(DATA SHOWN):
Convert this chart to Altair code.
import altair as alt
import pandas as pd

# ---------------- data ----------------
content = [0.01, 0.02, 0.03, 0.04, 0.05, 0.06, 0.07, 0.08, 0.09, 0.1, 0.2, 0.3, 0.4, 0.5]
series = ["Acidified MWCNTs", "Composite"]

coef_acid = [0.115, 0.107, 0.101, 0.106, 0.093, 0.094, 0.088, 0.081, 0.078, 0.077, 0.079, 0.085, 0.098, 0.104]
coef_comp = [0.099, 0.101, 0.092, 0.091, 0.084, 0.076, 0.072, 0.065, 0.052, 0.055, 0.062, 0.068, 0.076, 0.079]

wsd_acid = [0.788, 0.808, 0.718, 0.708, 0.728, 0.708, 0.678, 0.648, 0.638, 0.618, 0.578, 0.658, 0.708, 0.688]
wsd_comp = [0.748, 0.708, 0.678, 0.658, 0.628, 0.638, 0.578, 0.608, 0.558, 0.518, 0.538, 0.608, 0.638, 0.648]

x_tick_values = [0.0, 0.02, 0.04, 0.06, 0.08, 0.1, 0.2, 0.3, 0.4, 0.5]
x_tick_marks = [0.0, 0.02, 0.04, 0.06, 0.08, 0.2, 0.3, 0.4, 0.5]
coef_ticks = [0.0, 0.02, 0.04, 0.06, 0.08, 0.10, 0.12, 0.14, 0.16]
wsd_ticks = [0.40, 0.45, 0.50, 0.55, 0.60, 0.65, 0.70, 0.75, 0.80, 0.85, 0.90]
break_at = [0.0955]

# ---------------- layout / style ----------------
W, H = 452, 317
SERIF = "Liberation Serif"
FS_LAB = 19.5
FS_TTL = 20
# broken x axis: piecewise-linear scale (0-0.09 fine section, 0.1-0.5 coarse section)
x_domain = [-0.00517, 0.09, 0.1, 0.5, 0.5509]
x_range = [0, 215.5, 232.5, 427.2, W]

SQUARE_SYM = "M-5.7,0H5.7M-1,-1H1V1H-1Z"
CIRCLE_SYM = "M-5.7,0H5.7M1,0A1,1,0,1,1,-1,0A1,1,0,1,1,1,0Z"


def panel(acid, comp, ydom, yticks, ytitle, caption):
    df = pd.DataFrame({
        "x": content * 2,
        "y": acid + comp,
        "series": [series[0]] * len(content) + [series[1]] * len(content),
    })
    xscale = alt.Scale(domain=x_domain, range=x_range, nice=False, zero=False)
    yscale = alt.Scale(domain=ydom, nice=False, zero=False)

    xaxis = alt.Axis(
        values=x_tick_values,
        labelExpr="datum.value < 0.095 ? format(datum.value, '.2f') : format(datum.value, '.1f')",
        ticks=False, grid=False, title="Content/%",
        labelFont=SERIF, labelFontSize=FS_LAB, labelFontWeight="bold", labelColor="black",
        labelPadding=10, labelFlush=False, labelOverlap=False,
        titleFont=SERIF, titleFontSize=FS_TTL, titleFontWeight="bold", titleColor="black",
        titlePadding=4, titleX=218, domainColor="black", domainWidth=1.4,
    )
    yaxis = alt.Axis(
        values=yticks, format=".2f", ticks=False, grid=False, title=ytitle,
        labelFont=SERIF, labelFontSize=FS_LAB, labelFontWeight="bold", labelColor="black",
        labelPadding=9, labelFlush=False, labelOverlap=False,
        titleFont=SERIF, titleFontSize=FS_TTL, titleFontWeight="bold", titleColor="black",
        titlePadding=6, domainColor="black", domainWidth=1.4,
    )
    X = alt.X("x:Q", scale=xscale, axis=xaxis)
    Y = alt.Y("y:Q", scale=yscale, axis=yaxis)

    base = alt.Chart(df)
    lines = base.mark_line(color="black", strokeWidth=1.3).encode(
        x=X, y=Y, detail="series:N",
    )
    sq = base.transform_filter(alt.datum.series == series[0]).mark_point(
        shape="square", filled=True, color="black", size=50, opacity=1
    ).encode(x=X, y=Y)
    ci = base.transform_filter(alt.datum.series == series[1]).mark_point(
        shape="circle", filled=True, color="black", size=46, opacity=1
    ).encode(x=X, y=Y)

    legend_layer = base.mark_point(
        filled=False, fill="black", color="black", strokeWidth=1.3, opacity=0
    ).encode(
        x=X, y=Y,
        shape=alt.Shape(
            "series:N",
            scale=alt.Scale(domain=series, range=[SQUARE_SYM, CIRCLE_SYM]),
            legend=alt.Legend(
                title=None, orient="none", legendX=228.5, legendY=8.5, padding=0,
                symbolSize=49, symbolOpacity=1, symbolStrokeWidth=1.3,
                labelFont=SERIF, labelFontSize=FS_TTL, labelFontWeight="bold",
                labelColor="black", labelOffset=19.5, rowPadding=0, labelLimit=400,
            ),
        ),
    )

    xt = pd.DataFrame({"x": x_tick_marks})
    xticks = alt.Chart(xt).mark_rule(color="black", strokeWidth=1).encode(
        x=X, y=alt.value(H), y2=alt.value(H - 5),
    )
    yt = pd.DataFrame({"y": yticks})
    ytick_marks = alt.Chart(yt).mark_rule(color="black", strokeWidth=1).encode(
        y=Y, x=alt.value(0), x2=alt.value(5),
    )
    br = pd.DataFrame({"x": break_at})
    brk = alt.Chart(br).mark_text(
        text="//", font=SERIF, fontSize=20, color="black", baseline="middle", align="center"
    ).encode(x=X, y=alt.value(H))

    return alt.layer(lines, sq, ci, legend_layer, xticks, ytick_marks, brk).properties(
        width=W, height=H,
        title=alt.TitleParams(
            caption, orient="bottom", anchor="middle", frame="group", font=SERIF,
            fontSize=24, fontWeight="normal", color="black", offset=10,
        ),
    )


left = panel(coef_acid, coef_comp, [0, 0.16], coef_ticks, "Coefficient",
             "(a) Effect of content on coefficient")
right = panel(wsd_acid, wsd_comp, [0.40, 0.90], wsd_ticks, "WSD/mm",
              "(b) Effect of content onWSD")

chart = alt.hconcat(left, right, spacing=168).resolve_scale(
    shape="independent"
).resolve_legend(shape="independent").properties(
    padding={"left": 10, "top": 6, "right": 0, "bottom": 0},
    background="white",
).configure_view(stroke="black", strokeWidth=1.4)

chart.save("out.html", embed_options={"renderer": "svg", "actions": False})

(WORK TO DO):
Quote the listing above from its first line to the line with "x_range = [0, 215.5, 232.5, 427.2, W]", inclusive, and add nothing.

(THE ANSWER):
Convert this chart to Altair code.
import altair as alt
import pandas as pd

# ---------------- data ----------------
content = [0.01, 0.02, 0.03, 0.04, 0.05, 0.06, 0.07, 0.08, 0.09, 0.1, 0.2, 0.3, 0.4, 0.5]
series = ["Acidified MWCNTs", "Composite"]

coef_acid = [0.115, 0.107, 0.101, 0.106, 0.093, 0.094, 0.088, 0.081, 0.078, 0.077, 0.079, 0.085, 0.098, 0.104]
coef_comp = [0.099, 0.101, 0.092, 0.091, 0.084, 0.076, 0.072, 0.065, 0.052, 0.055, 0.062, 0.068, 0.076, 0.079]

wsd_acid = [0.788, 0.808, 0.718, 0.708, 0.728, 0.708, 0.678, 0.648, 0.638, 0.618, 0.578, 0.658, 0.708, 0.688]
wsd_comp = [0.748, 0.708, 0.678, 0.658, 0.628, 0.638, 0.578, 0.608, 0.558, 0.518, 0.538, 0.608, 0.638, 0.648]

x_tick_values = [0.0, 0.02, 0.04, 0.06, 0.08, 0.1, 0.2, 0.3, 0.4, 0.5]
x_tick_marks = [0.0, 0.02, 0.04, 0.06, 0.08, 0.2, 0.3, 0.4, 0.5]
coef_ticks = [0.0, 0.02, 0.04, 0.06, 0.08, 0.10, 0.12, 0.14, 0.16]
wsd_ticks = [0.40, 0.45, 0.50, 0.55, 0.60, 0.65, 0.70, 0.75, 0.80, 0.85, 0.90]
break_at = [0.0955]

# ---------------- layout / style ----------------
W, H = 452, 317
SERIF = "Liberation Serif"
FS_LAB = 19.5
FS_TTL = 20
# broken x axis: piecewise-linear scale (0-0.09 fine section, 0.1-0.5 coarse section)
x_domain = [-0.00517, 0.09, 0.1, 0.5, 0.5509]
x_range = [0, 215.5, 232.5, 427.2, W]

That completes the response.